Why did it break so hard? Well, the inferred type of val Label is different from the one you were ascribing.

scala> Label
res2: LabelImpl{type T = String} = hcavsc.broken.Labels$$anon$1@48cd7b32

That means that Label.T is no longer existential; it’s known, and known to be String. Accordingly, type Label also expands to String, and vice versa.

If you want it a new type, you must keep it existential.

Some background

The unboxed tagging technique is based on cast-free type tags in the upcoming Scalaz 7.3.0. That, in turn, was based on use of existential types in Ermine's implementation to hide expansions from scalac.

This is also a specialization of the type-member based MTL encoding I used in "Tagless final effects à la Ermine Writers". The essential difference is that individual program elements were universally quantified over the expansion of the abstract type, where here, the entire program is universally quantified over that expansion, because the existential quantifier is globally bound.

I’m certainly not the first person to explore this technique; for example, Julian Michael wrote about it several months before this article.

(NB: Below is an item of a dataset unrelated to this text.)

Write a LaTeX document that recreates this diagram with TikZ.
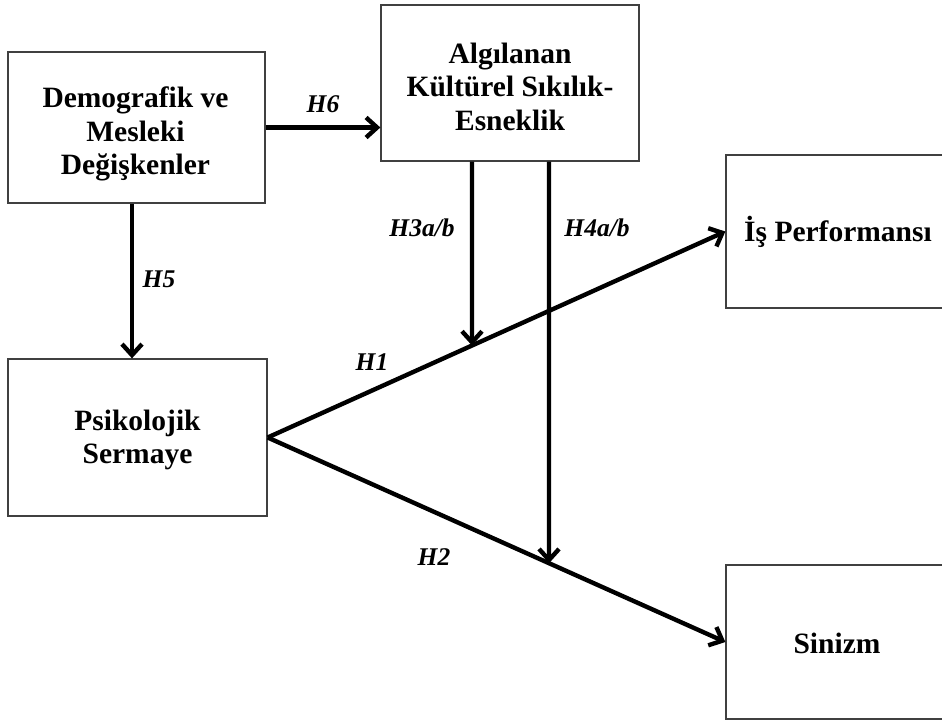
\documentclass[tikz,border=0pt]{standalone}
\usepackage{fontspec}
\setmainfont{Liberation Serif}
\usetikzlibrary{arrows.meta,calc}
\tikzset{
  box/.style={draw=black!75, line width=1.3pt, fill=white, inner sep=0pt},
  boxtext/.style={inner sep=0pt, align=center, font=\bfseries\fontsize{29.5}{33.5}\selectfont},
  arr/.style={line width=4.4pt, -{Straight Barb[length=11pt,width=20pt,line width=4.4pt]}},
  lab/.style={font=\bfseries\itshape\fontsize{25.5}{25.5}\selectfont, inner sep=0pt}
}
\begin{document}
\begin{tikzpicture}[x=1pt,y=-1pt]
\useasboundingbox (0,0) rectangle (942,720);
\node[box, minimum width=257pt, minimum height=151pt] (demo) at (136.5,127.5) {};
\node[boxtext] (demot) at (135.5,134) {Demografik ve\\Mesleki\\Değişkenler};
\node[box, minimum width=258pt, minimum height=156pt] (alg) at (510,83) {};
\node[boxtext] (algt) at (510,86.5) {Algılanan\\Kültürel Sıkılık-\\Esneklik};
\node[box, minimum width=224pt, minimum height=153pt] (perf) at (838,231.5) {};
\node[boxtext] (perft) at (838,231.5) {İş Performansı};
\node[box, minimum width=259pt, minimum height=157pt] (psy) at (137.5,437.5) {};
\node[boxtext] (psyt) at (137.5,440) {Psikolojik\\Sermaye};
\node[box, minimum width=224pt, minimum height=154pt] (sin) at (838,642) {};
\node[boxtext] (sint) at (837,643.5) {Sinizm};
\coordinate (h3x) at (472,400);
\coordinate (h4x) at (549,600);
\draw[arr] (demo.east) -- (demo.east -| alg.west);
\draw[arr] (demo.south -| 132,0) -- (psy.north -| 132,0);
\draw[arr] (psy.east) -- (perf.west);
\draw[arr] (psy.east) -- (sin.west);
\draw[arr] (alg.south -| h3x) -- (intersection of psy.east--perf.west and h3x--{alg.south -| h3x});
\draw[arr] (alg.south -| h4x) -- (intersection of psy.east--sin.west and h4x--{alg.south -| h4x});
\node[lab] (l6) at (323,104) {H6};
\node[lab] (l5) at (159,279) {H5};
\node[lab] (l3) at (422,228) {H3a/b};
\node[lab] (l4) at (597,228) {H4a/b};
\node[lab] (l1) at (372,362) {H1};
\node[lab] (l2) at (434,557) {H2};
\end{tikzpicture}
\end{document}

And, of course, if you are an ML (OCaml, SML, &c) fan, you’re probably thinking “yeah, so what? I do this all the time.” Sorry. We can be a little slow on the uptake in Scala world, where we greatly undervalue the ideas of the functional languages before us.

This article was tested with Scala 2.12.1, Scalaz 7.2.10, Scala.js 0.6.13, and Kind Projector 0.9.3. The code is available in compilable form for your own experiments via Bazaar.

2 comments:

Unknown said...

I have really enjoyed both articles.

One could be tempted to statically scan Scala source code for bad smells of AnyVal.
This brings the question about what are the good smells of AnyVal?

In particular, do you agree that using AnyVal for a Value class is acceptable since it helps avoid unnecessary runtime allocations as described here: http://docs.scala-lang.org/overviews/core/value-classes.html

Stephen Compall said...

It is a good choice for adding methods a la implicit class, or the old style of class + implicit def (implicit class does not work for all cases).

Otherwise, it seems like it is not a good choice.